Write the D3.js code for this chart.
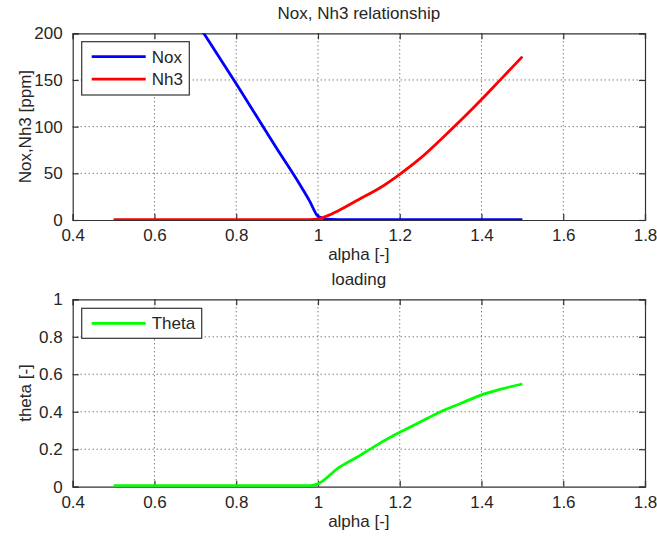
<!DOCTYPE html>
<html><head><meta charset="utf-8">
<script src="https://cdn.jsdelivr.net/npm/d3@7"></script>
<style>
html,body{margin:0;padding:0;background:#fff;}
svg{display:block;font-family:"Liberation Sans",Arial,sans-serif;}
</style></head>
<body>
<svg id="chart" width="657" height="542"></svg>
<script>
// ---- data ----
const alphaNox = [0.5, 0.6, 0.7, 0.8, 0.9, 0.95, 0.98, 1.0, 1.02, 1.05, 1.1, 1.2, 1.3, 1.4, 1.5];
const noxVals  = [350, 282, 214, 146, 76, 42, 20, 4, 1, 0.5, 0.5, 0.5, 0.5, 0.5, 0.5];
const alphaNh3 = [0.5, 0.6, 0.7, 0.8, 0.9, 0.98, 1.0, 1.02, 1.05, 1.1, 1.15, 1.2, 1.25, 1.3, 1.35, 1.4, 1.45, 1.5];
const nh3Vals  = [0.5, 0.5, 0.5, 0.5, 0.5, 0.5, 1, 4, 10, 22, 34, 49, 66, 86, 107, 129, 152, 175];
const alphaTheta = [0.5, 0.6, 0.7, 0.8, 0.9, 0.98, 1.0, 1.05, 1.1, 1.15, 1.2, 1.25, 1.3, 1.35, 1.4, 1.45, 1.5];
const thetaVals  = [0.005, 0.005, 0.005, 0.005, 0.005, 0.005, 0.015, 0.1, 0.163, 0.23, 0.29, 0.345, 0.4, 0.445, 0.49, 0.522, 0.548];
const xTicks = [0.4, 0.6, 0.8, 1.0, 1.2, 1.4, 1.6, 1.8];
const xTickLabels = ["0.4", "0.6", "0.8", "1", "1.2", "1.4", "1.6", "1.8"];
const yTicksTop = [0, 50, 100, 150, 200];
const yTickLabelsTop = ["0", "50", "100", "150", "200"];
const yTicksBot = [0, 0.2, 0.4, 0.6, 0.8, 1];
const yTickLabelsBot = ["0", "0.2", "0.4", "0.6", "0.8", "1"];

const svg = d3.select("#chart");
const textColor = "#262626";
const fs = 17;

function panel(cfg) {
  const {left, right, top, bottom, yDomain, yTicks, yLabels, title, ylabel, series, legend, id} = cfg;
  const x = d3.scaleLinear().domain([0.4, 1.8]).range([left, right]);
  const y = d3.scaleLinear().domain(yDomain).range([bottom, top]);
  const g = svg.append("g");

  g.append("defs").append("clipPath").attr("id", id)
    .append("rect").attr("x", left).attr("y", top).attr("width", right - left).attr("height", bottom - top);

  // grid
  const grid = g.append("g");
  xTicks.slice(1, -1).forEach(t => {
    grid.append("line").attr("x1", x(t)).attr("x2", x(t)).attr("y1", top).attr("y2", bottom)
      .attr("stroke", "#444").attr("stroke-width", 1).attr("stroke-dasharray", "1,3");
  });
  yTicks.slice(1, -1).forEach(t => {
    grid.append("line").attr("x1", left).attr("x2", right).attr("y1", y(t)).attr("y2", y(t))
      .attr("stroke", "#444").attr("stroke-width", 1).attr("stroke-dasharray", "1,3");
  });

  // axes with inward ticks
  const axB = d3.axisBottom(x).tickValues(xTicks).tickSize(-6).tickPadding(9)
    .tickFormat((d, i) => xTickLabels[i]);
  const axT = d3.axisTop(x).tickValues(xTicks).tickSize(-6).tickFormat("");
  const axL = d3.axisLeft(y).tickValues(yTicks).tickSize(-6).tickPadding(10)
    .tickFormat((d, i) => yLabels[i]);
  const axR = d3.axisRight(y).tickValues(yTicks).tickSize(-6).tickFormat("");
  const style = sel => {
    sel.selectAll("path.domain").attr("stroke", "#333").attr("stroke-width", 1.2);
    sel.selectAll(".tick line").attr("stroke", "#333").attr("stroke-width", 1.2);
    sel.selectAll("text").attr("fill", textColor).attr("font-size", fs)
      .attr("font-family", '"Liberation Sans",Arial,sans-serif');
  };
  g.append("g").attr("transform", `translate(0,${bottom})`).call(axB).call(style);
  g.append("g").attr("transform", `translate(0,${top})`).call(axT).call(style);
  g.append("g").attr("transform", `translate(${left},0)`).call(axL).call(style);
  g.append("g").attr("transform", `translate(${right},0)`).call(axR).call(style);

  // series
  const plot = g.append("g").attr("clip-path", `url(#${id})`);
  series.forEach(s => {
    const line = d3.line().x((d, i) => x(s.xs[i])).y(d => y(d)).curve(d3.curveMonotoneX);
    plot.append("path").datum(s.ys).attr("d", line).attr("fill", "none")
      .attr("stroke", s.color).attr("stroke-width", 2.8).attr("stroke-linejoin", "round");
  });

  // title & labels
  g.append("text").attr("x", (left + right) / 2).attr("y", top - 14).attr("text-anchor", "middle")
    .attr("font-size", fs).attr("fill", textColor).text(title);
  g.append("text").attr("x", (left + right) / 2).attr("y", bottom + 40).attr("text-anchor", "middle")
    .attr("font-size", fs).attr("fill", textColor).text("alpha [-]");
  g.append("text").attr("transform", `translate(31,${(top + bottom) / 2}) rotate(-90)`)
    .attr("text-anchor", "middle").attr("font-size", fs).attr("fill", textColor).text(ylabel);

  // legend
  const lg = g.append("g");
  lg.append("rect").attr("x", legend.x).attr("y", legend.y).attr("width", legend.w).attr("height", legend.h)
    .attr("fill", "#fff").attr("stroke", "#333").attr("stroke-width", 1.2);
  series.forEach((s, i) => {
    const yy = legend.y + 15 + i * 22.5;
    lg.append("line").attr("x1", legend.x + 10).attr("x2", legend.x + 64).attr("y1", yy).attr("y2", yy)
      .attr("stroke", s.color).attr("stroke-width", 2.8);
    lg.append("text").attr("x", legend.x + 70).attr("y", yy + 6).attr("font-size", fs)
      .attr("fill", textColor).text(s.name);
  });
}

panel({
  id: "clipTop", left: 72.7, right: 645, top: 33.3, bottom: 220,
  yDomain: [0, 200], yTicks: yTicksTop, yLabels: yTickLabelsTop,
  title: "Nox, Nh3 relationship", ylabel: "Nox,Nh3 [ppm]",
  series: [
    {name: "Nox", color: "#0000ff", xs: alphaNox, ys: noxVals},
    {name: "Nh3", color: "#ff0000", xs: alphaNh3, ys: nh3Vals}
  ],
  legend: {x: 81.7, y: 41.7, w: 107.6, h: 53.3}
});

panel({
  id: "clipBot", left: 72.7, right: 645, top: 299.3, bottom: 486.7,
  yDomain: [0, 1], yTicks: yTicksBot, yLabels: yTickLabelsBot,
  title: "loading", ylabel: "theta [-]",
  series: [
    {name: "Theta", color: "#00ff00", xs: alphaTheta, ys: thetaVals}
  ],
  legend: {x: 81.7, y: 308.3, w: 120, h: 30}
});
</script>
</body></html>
################
EXERCISE
Pull every line containing the word "chart" out of the material.

EXERCISE RESPONSE
Write the D3.js code for this chart.
<svg id="chart" width="657" height="542"></svg>
const svg = d3.select("#chart");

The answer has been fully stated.